I was asked to do a work in C when I'm supposed to read from input until there's a space and then until the user presses enter. If I do this:
scanf("%2000s %2000s", a, b);
It will follow the 1st rule but not the 2nd.
If I write:
I am smart
What I get is equivalent to:
a = "I";
b = "am";
But It should be:
a = "I";
b = "am smart";
I already tried:
scanf("%2000s %2000[^\n]\n", a, b);
and
scanf("%2000s %2000[^\0]\0", a, b);
In the 1st one, it waits for the user to press Ctrl+D (to send EOF) and that's not what I want. In the 2nd one, it won't compile. According to the compiler:
warning: no closing ‘]’ for ‘%[’ format
Any good way to solve this?
scanf
(and cousins) have one slightly strange characteristic: white space in (most placed in) the format string matches an arbitrary amount of white space in the input. As it happens, at least in the default "C" locale, a new-line is classified as white space.
This means the trailing '\n'
is trying to match not only a new-line, but any succeeding white-space as well.
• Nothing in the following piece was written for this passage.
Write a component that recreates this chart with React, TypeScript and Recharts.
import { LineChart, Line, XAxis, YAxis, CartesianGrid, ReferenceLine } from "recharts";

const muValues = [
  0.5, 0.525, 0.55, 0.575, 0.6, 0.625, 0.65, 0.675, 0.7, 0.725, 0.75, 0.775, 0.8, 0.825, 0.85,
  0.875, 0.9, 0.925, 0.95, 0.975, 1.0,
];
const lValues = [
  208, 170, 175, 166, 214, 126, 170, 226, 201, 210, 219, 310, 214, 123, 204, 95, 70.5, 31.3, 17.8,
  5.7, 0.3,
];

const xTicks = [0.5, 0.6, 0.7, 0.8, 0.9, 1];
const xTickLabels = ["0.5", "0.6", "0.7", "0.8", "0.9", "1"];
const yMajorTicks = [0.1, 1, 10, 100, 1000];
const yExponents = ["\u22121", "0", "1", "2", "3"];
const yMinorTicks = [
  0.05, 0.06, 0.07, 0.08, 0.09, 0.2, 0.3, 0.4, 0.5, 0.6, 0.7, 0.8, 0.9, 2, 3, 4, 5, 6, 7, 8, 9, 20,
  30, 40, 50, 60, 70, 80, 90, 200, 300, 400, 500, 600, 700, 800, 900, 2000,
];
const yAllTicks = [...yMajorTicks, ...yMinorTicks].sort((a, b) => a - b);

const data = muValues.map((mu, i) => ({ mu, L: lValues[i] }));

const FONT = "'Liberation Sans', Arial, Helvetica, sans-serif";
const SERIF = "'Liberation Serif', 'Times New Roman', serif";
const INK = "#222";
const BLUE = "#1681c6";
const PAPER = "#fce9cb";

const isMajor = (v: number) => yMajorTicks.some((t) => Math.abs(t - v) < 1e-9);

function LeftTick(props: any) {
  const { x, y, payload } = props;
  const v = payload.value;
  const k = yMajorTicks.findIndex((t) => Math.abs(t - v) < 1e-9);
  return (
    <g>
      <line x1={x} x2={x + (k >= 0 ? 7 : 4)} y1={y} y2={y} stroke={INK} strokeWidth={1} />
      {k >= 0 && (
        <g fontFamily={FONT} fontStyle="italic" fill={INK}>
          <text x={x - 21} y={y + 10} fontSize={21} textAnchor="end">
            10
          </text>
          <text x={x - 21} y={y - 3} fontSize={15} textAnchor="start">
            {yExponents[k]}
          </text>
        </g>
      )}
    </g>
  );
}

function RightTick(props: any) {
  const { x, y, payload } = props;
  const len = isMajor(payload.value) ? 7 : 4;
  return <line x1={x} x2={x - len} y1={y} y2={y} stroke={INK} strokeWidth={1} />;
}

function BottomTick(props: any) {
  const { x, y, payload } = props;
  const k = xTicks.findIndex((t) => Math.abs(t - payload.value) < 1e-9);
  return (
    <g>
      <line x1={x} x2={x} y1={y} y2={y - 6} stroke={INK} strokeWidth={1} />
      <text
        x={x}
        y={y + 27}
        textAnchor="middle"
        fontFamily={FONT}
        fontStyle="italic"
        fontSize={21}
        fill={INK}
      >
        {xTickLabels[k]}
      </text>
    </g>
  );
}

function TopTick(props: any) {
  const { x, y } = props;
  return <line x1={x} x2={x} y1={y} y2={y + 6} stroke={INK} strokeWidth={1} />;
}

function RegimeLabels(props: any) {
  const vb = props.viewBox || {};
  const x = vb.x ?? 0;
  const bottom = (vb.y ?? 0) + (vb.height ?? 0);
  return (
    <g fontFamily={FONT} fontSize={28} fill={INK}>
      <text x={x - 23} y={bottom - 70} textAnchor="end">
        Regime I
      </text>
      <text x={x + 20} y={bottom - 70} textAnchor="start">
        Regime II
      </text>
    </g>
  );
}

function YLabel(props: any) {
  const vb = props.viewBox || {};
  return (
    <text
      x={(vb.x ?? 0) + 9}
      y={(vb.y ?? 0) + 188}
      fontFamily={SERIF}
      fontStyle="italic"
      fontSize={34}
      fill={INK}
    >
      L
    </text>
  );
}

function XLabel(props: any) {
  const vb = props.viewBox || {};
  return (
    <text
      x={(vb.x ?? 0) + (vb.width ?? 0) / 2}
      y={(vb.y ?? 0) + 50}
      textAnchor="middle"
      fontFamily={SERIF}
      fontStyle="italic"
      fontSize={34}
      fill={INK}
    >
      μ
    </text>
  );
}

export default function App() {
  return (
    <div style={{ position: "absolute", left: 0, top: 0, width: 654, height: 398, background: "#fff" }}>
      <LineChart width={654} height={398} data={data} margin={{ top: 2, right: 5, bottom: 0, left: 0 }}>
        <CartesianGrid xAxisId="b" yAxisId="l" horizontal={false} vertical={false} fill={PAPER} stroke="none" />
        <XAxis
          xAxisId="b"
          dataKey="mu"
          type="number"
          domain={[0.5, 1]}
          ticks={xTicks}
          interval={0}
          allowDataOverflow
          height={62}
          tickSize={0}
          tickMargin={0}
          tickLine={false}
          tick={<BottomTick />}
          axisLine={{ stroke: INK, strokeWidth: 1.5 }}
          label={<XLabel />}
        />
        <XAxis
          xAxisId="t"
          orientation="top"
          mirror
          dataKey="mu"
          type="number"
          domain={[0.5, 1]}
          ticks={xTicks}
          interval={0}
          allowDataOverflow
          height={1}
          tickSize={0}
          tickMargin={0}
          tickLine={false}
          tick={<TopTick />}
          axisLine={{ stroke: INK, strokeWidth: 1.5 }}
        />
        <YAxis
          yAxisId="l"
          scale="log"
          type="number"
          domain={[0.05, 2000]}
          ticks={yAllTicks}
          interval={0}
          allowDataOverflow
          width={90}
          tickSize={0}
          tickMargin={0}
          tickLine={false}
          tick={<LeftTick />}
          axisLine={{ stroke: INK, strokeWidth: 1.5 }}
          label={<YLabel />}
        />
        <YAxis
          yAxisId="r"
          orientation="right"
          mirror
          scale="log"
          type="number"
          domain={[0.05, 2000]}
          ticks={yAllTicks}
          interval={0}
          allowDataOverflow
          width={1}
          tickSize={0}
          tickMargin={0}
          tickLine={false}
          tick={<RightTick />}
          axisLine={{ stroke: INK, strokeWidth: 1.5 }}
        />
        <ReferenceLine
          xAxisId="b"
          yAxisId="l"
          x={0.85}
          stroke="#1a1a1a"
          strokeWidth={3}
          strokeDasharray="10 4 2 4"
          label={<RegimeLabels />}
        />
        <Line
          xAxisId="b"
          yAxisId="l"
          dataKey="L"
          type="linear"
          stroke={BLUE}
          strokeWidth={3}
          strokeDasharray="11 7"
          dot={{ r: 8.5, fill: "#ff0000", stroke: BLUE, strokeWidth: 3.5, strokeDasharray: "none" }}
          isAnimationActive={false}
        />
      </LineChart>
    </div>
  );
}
It won't be considered matched until you signal the end of the input, or else enter some non-white space character.
One way to deal with that is something like this:
scanf("%2000s %2000[^\n]%c", a, b, c);
if (c=='\n')
// we read the whole line
else
// the rest of the line was more than 2000 characters long. `c` contains a
// character from the input, and there's potentially more after that as well.
Depending on the situation, you might also want to check the return value from scanf
, which tells you the number of conversions that were successful. In this case, you'd be looking for 3
to indicate that all the conversions were successful.